Kata
“etika” dan “etis” tidak selalu dipakai dalam arti yang sama dan karena itu
pula “etika bisnis” bisa berbeda artinya. Etika dibedakan menjadi dua yaitu
etika sebagai praksis dan etika sebagai refleksi. Etika sebagai praksis berarti
nilai-nilai dan norma-norma moral sejauh dipraktekkan atau justru tidak
dipratekkan, walaupun seharusnya dipratekkan. Dapat juga dikatakan, etika
sebagai praksis sama artinya dengan moral atau moralitas: apa yang harus
dilakukan, tidak boleh dilakukan, pantas dilakukan dan sebagainya. Etika sebagai
refleksi adalah pemikirian moral. Dalam etika sebagai refleksi kita berpikir
tentamg apa yang dilakukan dan khususnya tentang apa yang harus dilakukan dan
tidak boleh dilakukan. Etika sebagai refleksi menyoroti dan menilai baik
buruknya perilaku orang.
Etika
adalah cabang filsafat yang mempelajari baik buruknya perilaku manusia. Seperti
etika terapan pada umumnya, etika bisnis pun dapat dijalankan pada tiga taraf:
taraf makro, meso dan mikro. Pada taraf makro, etika bisnis memperlajari
aspek-aspek moral dari sistem ekonomi sebagai keseluruhan (masalah-masalah yang
disoroti dalam skala yang besar). Misalnya, masalah keadilan sosial dalam suatu
masyarakat, masalah utang-utang negara-negara selatan terhadap negara-negara
utara dan sebagainya.
Pada
taraf meso (Madya atau menengah) etika bisnis menyelidika masalah-masalah etis
di bidang organisasi. Organisasi di sini terutama berarti perusahaan, tapi bisa
juga serikat buruh, lembaga konsumen, perhimpunan profesi, dan lain-lain.
Pada
taraf mikro, yang difokuskan ialah individu dalam hubungan dengan ekonomi atau
bisnis. Disini dipelajari tanggung jawab etis dari karyawan dan majukan,
bawahan dan manajer, produsen dan konsumen, pemasok dan investor.
Georges
Enderle memperlihatkan bahwa etika bisnis di semua negara tidak memberi
perhatian yang sama kepada taraf-taraf tadi. Etika bisnis di daratan eropa
terutama menaruh perhatian untuk masalah taraf makro dan baru kemudian masalah
taraf mikro. Di Jepang perhatian etika bisnis terutama terfokuskan pada masalah
taraf meso. Sedangkan di Amereka Utama etika bisnis terutama menyibukkan diri
dengan masalah etis pada taraf mikro dan baru kemudian dengan masalah taraf
makro.
Etika
Bisnis Negara Jerman
Jerman sebagai negara dengan tingkat
penguasaaan teknologi yang tinggi dan masih menjadi salah satu negara tujuan
belajar di kalangan pelajar dan akademis Indonesia (Detik.com 2014). Menurut
Wikipedia jumlah kerja di Jerman hanya 30 jam per minggu atau sekitar 6 jam
per-hari. Sangat jauh bila dibandingkan dengan Indonesia yang bahkan memiliki
40 jam per minggu. Pertanyaan terbesar adalah mengapa Jerman dengan jumlah jam
kerja yang sangat lebih sedikit dari pada Indonesia bisa menjadi negara yang
maju bahkan termasuk lokomotif industri Eropa?

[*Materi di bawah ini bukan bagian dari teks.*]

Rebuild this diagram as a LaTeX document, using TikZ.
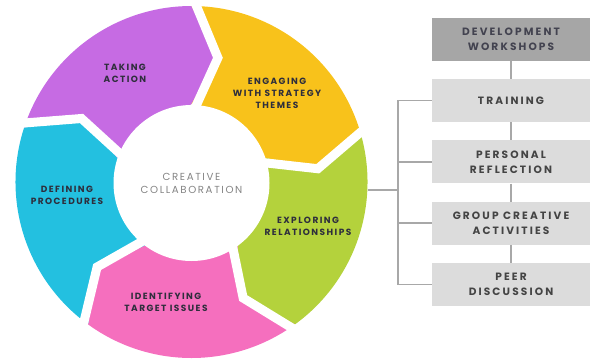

1. Disiplin terhadap penggunaan waktu
1. Disiplin terhadap penggunaan waktu
Warga
negara Jerman sangat menghargai waktu. Para pekerja di Jerman tidak melaukan
hal-hal diluar pekerjaan saat mereka bekerja. Tidak ada Facebook, email
pribadi, bergosip, bermain game, atau berbicara yang tidak ada hubungannya
dengan pekerjaan. Saat waktu bekerja yang dilakukan adalah bekerja. Datang
lebih awal atau tepat waktu sudah menjadi hal yang biasa bagi orang Jerman
mungkin ini juga dikarenakan transportasi yang baik dan terjadwal di kotanya.
Bagi orang Jerman waktu adalah hal yang sangat penting dan tidak dapat terbuang
begitu saja. Seperti dijelaskan di atas saat bekerja, orang jerman selalu
konsen pada pekerjaannya begitu pula saat pekerjaan selesai. Orang Jerman
menganggap semuanya selesai, di Jerman sendiri jarang sekali terjadi lembur.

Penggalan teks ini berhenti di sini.